Come noto, peraltro, la Costituzione ha tardato a entrare nei commissariati di polizia e nelle stazioni dei carabinieri (nonché, in verità, nelle aule di giustizia). Un saggio di questo ritardo si trova in un’arringa di Lelio Basso del 10 marzo 1952 davanti alla Corte d’assise di Lucca in cui segnalò il caso di un capitano dei carabinieri che, alla domanda postagli nel corso di un dibattimento, «se per avventura avesse mai sentito parlare della Costituzione repubblicana», aveva «candidamente risposto che per l’adempimento delle sue funzioni conosceva la legge di pubblica sicurezza, il codice penale e quello di procedura penale, ma che nessuno dei suoi superiori gli aveva mai detto che egli dovesse conoscere anche la Costituzione». Poi il clima cambiò e negli ultimi decenni del secolo scorso il delitto di vilipendio sembrava diventato una fattispecie desueta.

Ma in epoca di pensiero unico si torna all’antico e la criminalizzazione della “parola contraria” è di nuovo in auge. Sta accadendo per molti temi caldi (è successo con la vicenda di Erri De Luca relativa all’opposizione al Tav in Val Susa) tra cui non poteva mancare la questione dei migranti. Mentre c’è chi invita impunemente ad affondare i barconi della speranza con il loro carico di uomini, donne e bambini (e magari anche le navi delle Organizzazioni non governative che praticano il soccorso in mare) e chi, altrettanto impunemente, sostiene la necessità – convalidata da atti di governo – di ricacciare i profughi da dove vengono (cioè di consegnarli ai loro torturatori e potenziali assassini) ad essere criminalizzate sono – nientemeno le critiche contro i tristemente famosi decreti Minniti-Orlando in tema di trattamento dei rifugiati e di sicurezza urbana.

È accaduto a Roma, in piazza del Pantheon il 20 giugno scorso. All’esito di un flash mob organizzato da Amnesty International per la giornata del rifugiato un giovane avvocato, in un breve intervento, ha vivacemente criticato quei decreti, denunciando l’abbattimento dei diritti dei migranti da essi realizzato, definendoli “allucinanti” e stigmatizzando le applicazioni subito intervenute (tra l’altro dall’amministrazione comunale romana). Sembra incredibile ma alcuni zelanti agenti di polizia, incuranti del coro «vergogna, vergogna» di un’intera piazza, hanno preteso dal giovane avvocato l’esibizione dei documenti ai fini della identificazione e di una ventilata denuncia per «vilipendio delle istituzioni costituzionali e delle forze armate», poi puntualmente intervenuta (con l’immancabile appendice della violenza e minaccia a pubblico ufficiale).

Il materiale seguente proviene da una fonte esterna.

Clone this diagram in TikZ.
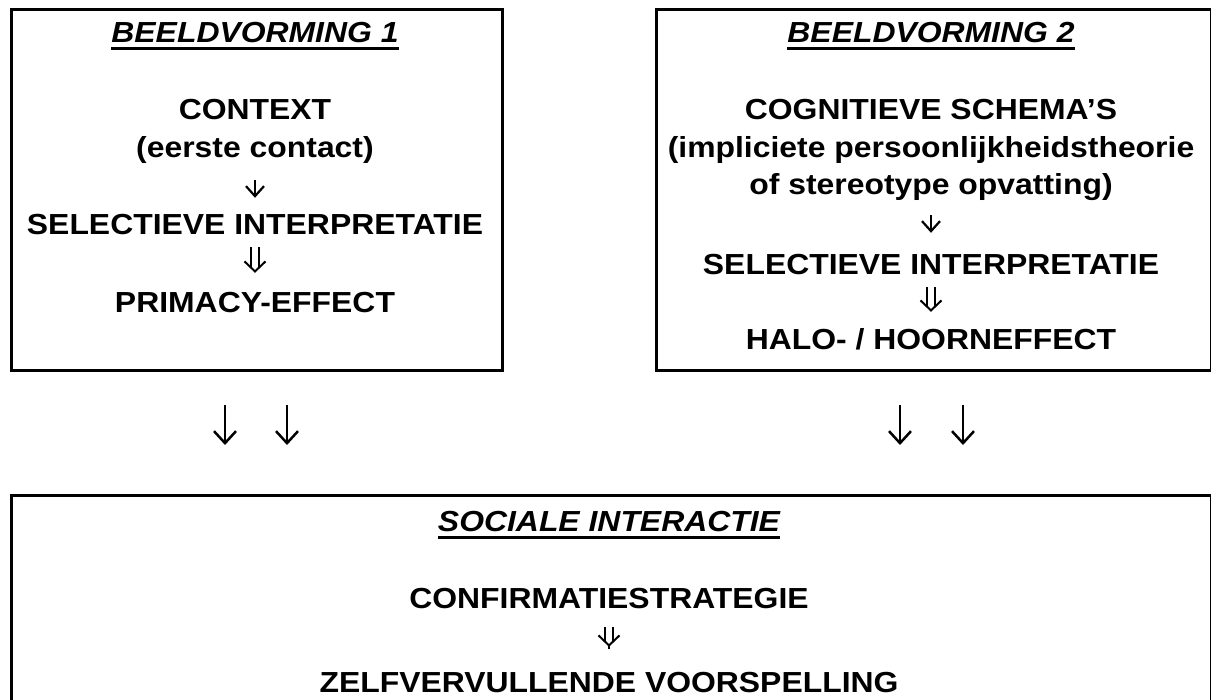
\documentclass[tikz,border=0pt]{standalone}
\usepackage{fontspec}
\setmainfont{Liberation Sans}
\usetikzlibrary{arrows.meta}
\newcommand{\wide}[1]{\scalebox{1.10}[1]{#1}}
\begin{document}
\begin{tikzpicture}[x=1pt,y=-1pt,
  txt/.style={font=\bfseries\fontsize{29}{34}\selectfont, inner sep=0pt, text height=21pt, text depth=7pt, anchor=base},
  ttl/.style={font=\bfseries\itshape\fontsize{29}{34}\selectfont, inner sep=0pt, text height=21pt, text depth=7pt, anchor=base},
  box/.style={draw, line width=3pt, inner sep=0pt, anchor=north west},
  uline/.style={line width=2.5pt},
  sarr/.style={line width=2.2pt, -{Straight Barb[length=10pt,width=18pt]}},
  barr/.style={line width=2.5pt, -{Straight Barb[length=12pt,width=22pt]}},
  dshaft/.style={double, double distance=6pt, line width=2pt},
  dhead/.style={line width=2pt, -{Straight Barb[length=10pt,width=21pt]}}
]
\useasboundingbox (0,0) rectangle (1211,700);
\clip (0,0) rectangle (1211,700);
\fill[white] (0,0) rectangle (1211,700);

% boxes
\node[box, minimum width=491pt, minimum height=361.5pt] (b1) at (9.5,8) {};
\node[box, minimum width=555pt, minimum height=361.5pt] (b2) at (654.5,8) {};
\node[box, minimum width=1199.5pt, minimum height=240pt] (b3) at (10,494) {};

% box 1
\node[ttl] (t1) at (255,43) {\wide{BEELDVORMING 1}};
\draw[uline] ([yshift=-5.5pt]t1.base west) -- ([yshift=-5.5pt]t1.base east);
\node[txt] (ctx1) at (255,120) {\wide{CONTEXT}};
\node[txt] (ec1) at (255,158) {\wide{(eerste contact)}};
\node[txt] (sel1) at (255,235) {\wide{SELECTIEVE INTERPRETATIE}};
\node[txt] (prim1) at (255,313) {\wide{PRIMACY-EFFECT}};
\draw[sarr, shorten <=15pt, shorten >=16pt] (ec1) -- (sel1);
\draw[dshaft, shorten <=5pt, shorten >=24pt] (sel1) -- (prim1);
\draw[dhead, shorten <=30pt, shorten >=19pt] (sel1) -- (prim1);

% box 2
\node[ttl] (t2) at (931,43) {\wide{BEELDVORMING 2}};
\draw[uline] ([yshift=-5.5pt]t2.base west) -- ([yshift=-5.5pt]t2.base east);
\node[txt] (cog) at (931,120) {\wide{COGNITIEVE SCHEMA’S}};
\node[txt] (imp) at (931,158) {\wide{(impliciete persoonlijkheidstheorie}};
\node[txt] (of) at (931,195) {\wide{of stereotype opvatting)}};
\node[txt] (sel2) at (931,275) {\wide{SELECTIEVE INTERPRETATIE}};
\node[txt] (halo) at (931,350) {\wide{HALO- / HOORNEFFECT}};
\draw[sarr, shorten <=13pt, shorten >=21pt] (of) -- (sel2);
\draw[dshaft, shorten <=5pt, shorten >=22pt] (sel2) -- (halo);
\draw[dhead, shorten <=29pt, shorten >=17pt] (sel2) -- (halo);

% between arrows
\coordinate (la1) at (225,405); \coordinate (lb1) at (225,445);
\coordinate (la2) at (287,405); \coordinate (lb2) at (287,445);
\coordinate (ra1) at (900,405); \coordinate (rb1) at (900,445);
\coordinate (ra2) at (963,405); \coordinate (rb2) at (963,445);
\draw[barr] (la1) -- (lb1);
\draw[barr] (la2) -- (lb2);
\draw[barr] (ra1) -- (rb1);
\draw[barr] (ra2) -- (rb2);

% bottom box
\node[ttl] (t3) at (609,532) {\wide{SOCIALE INTERACTIE}};
\draw[uline] ([yshift=-5.5pt]t3.base west) -- ([yshift=-5.5pt]t3.base east);
\node[txt] (conf) at (609,608) {\wide{CONFIRMATIESTRATEGIE}};
\node[txt] (zelf) at (609,692) {\wide{ZELFVERVULLENDE VOORSPELLING}};
\draw[dshaft, shorten <=12pt, shorten >=29pt] (conf) -- (zelf);
\draw[dhead, shorten <=34pt, shorten >=24pt] (conf) -- (zelf);
\end{tikzpicture}
\end{document}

Come sempre più spesso accade, la sequenza dei fatti è stata documentata in video pubblicati sul web (in particolare Youmedia.fanpage.it) dai quali non emergono né parole o espressioni men che corrette né reazioni violente o minacciose alle richieste degli agenti. Espressioni o comportamenti siffatti non sono indicati neppure nella risposta, intervenuta nei giorni scorsi a un’interrogazione del sen. Manconi, nella quale l’ineffabile viceministro dell’interno si limita a dare atto, in modo del tutto generico, che l’avvocato ha «incitato la folla pronunciando parole offensive e ingiuriose nei confronti delle istituzioni e, in particolare, della polizia di Stato».

C’è da non crederci, eppure è avvenuto. Non conosciamo, ovviamente il seguito, ma qualunque esso sia non è, come si potrebbe pensare, un episodio minore. Certo si sono, sul versante repressivo, fatti ben più gravi. Ma quando si criminalizzano anche le parole si fa una ulteriore tappa nella realizzazione del diritto penale del nemico. E non è dato sapere quando ci si fermerà.